Word for word, copy all the data and drop the pictures.
⟨
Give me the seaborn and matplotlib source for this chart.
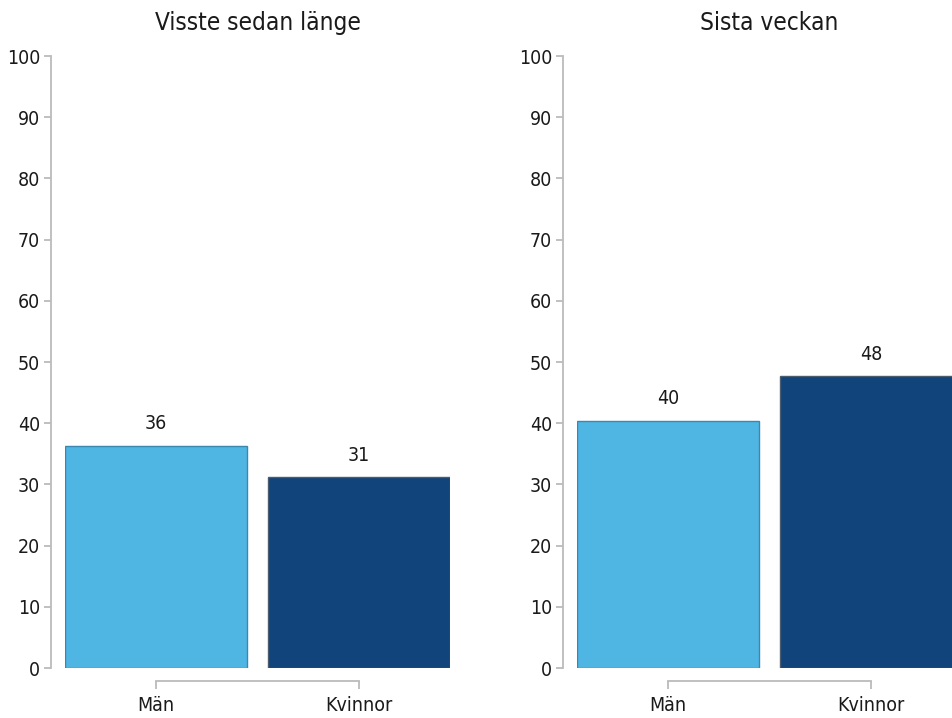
import matplotlib
matplotlib.use("Agg")
import matplotlib.pyplot as plt
from matplotlib import font_manager
import seaborn as sns
import pandas as pd

# data
categories = ["Män", "Kvinnor"]
panel_titles = ["Visste sedan länge", "Sista veckan"]
visste_sedan_lange = [36.3, 31.2]
sista_veckan = [40.4, 47.7]
bar_colors = ["#4fb6e4", "#11447b"]
edge_colors = ["#3a88b0", "#4a5d70"]

sns.set_style("ticks")

# pick a narrow font if there is one
names = {f.name for f in font_manager.fontManager.ttflist}
stretch = "normal"
if "Liberation Sans Narrow" in names:
    family = "Liberation Sans Narrow"
elif any(f.name == "DejaVu Sans" and f.stretch == "condensed" for f in font_manager.fontManager.ttflist):
    family = "DejaVu Sans"
    stretch = "condensed"
else:
    family = "Liberation Sans"
plt.rcParams["font.family"] = [family, "DejaVu Sans"]
plt.rcParams["font.stretch"] = stretch
plt.rcParams["text.color"] = "#1a1a1a"
plt.rcParams["xtick.color"] = "#bbbbbb"
plt.rcParams["ytick.color"] = "#bbbbbb"
plt.rcParams["xtick.labelcolor"] = "#1a1a1a"
plt.rcParams["ytick.labelcolor"] = "#1a1a1a"

fig = plt.figure(figsize=(9.52, 7.18), dpi=100)
ax1 = fig.add_axes([0.0683, 0.0696, 0.4044, 0.8524])
ax2 = fig.add_axes([0.6061, 0.0696, 0.4044, 0.8524])

for ax, title, values in zip([ax1, ax2], panel_titles, [visste_sedan_lange, sista_veckan]):
    df = pd.DataFrame({"kon": categories, "andel": values})
    sns.barplot(data=df, x="kon", y="andel", hue="kon", palette=bar_colors,
                saturation=1, width=0.9, legend=False, ax=ax)
    for patch, ec in zip(ax.patches, edge_colors):
        patch.set_edgecolor(ec)
        patch.set_linewidth(1.0)
    for cont in ax.containers:
        ax.bar_label(cont, fmt="%.0f", padding=9, fontsize=14, color="#1a1a1a")

    ax.set_xlim(-0.45, 1.45)
    ax.set_ylim(0, 100)
    ax.set_yticks(range(0, 101, 10))
    ax.set_xlabel("")
    ax.set_ylabel("")
    ax.set_title(title, fontsize=17.5, pad=19)
    ax.tick_params(axis="y", length=5, width=1.3, labelsize=14, pad=3)
    ax.tick_params(axis="x", length=6, width=1.3, labelsize=14, pad=5)
    for side in ["top", "right"]:
        ax.spines[side].set_visible(False)
    ax.spines["left"].set_position(("outward", 10))
    ax.spines["bottom"].set_position(("outward", 9))
    ax.spines["left"].set_color("#bbbbbb")
    ax.spines["bottom"].set_color("#bbbbbb")
    ax.spines["left"].set_linewidth(1.3)
    ax.spines["bottom"].set_linewidth(1.3)
    ax.spines["left"].set_bounds(0, 100)
    ax.spines["bottom"].set_bounds(0, 1)

plt.savefig("out.png", dpi=100)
⟩
▶ Correct result:
Give me the seaborn and matplotlib source for this chart.
import matplotlib
matplotlib.use("Agg")
import matplotlib.pyplot as plt
from matplotlib import font_manager
import seaborn as sns
import pandas as pd

# data
categories = ["Män", "Kvinnor"]
panel_titles = ["Visste sedan länge", "Sista veckan"]
visste_sedan_lange = [36.3, 31.2]
sista_veckan = [40.4, 47.7]
bar_colors = ["#4fb6e4", "#11447b"]
edge_colors = ["#3a88b0", "#4a5d70"]

sns.set_style("ticks")

# pick a narrow font if there is one
names = {f.name for f in font_manager.fontManager.ttflist}
stretch = "normal"
if "Liberation Sans Narrow" in names:
    family = "Liberation Sans Narrow"
elif any(f.name == "DejaVu Sans" and f.stretch == "condensed" for f in font_manager.fontManager.ttflist):
    family = "DejaVu Sans"
    stretch = "condensed"
else:
    family = "Liberation Sans"
plt.rcParams["font.family"] = [family, "DejaVu Sans"]
plt.rcParams["font.stretch"] = stretch
plt.rcParams["text.color"] = "#1a1a1a"
plt.rcParams["xtick.color"] = "#bbbbbb"
plt.rcParams["ytick.color"] = "#bbbbbb"
plt.rcParams["xtick.labelcolor"] = "#1a1a1a"
plt.rcParams["ytick.labelcolor"] = "#1a1a1a"

fig = plt.figure(figsize=(9.52, 7.18), dpi=100)
ax1 = fig.add_axes([0.0683, 0.0696, 0.4044, 0.8524])
ax2 = fig.add_axes([0.6061, 0.0696, 0.4044, 0.8524])

for ax, title, values in zip([ax1, ax2], panel_titles, [visste_sedan_lange, sista_veckan]):
    df = pd.DataFrame({"kon": categories, "andel": values})
    sns.barplot(data=df, x="kon", y="andel", hue="kon", palette=bar_colors,
                saturation=1, width=0.9, legend=False, ax=ax)
    for patch, ec in zip(ax.patches, edge_colors):
        patch.set_edgecolor(ec)
        patch.set_linewidth(1.0)
    for cont in ax.containers:
        ax.bar_label(cont, fmt="%.0f", padding=9, fontsize=14, color="#1a1a1a")

    ax.set_xlim(-0.45, 1.45)
    ax.set_ylim(0, 100)
    ax.set_yticks(range(0, 101, 10))
    ax.set_xlabel("")
    ax.set_ylabel("")
    ax.set_title(title, fontsize=17.5, pad=19)
    ax.tick_params(axis="y", length=5, width=1.3, labelsize=14, pad=3)
    ax.tick_params(axis="x", length=6, width=1.3, labelsize=14, pad=5)
    for side in ["top", "right"]:
        ax.spines[side].set_visible(False)
    ax.spines["left"].set_position(("outward", 10))
    ax.spines["bottom"].set_position(("outward", 9))
    ax.spines["left"].set_color("#bbbbbb")
    ax.spines["bottom"].set_color("#bbbbbb")
    ax.spines["left"].set_linewidth(1.3)
    ax.spines["bottom"].set_linewidth(1.3)
    ax.spines["left"].set_bounds(0, 100)
    ax.spines["bottom"].set_bounds(0, 1)

plt.savefig("out.png", dpi=100)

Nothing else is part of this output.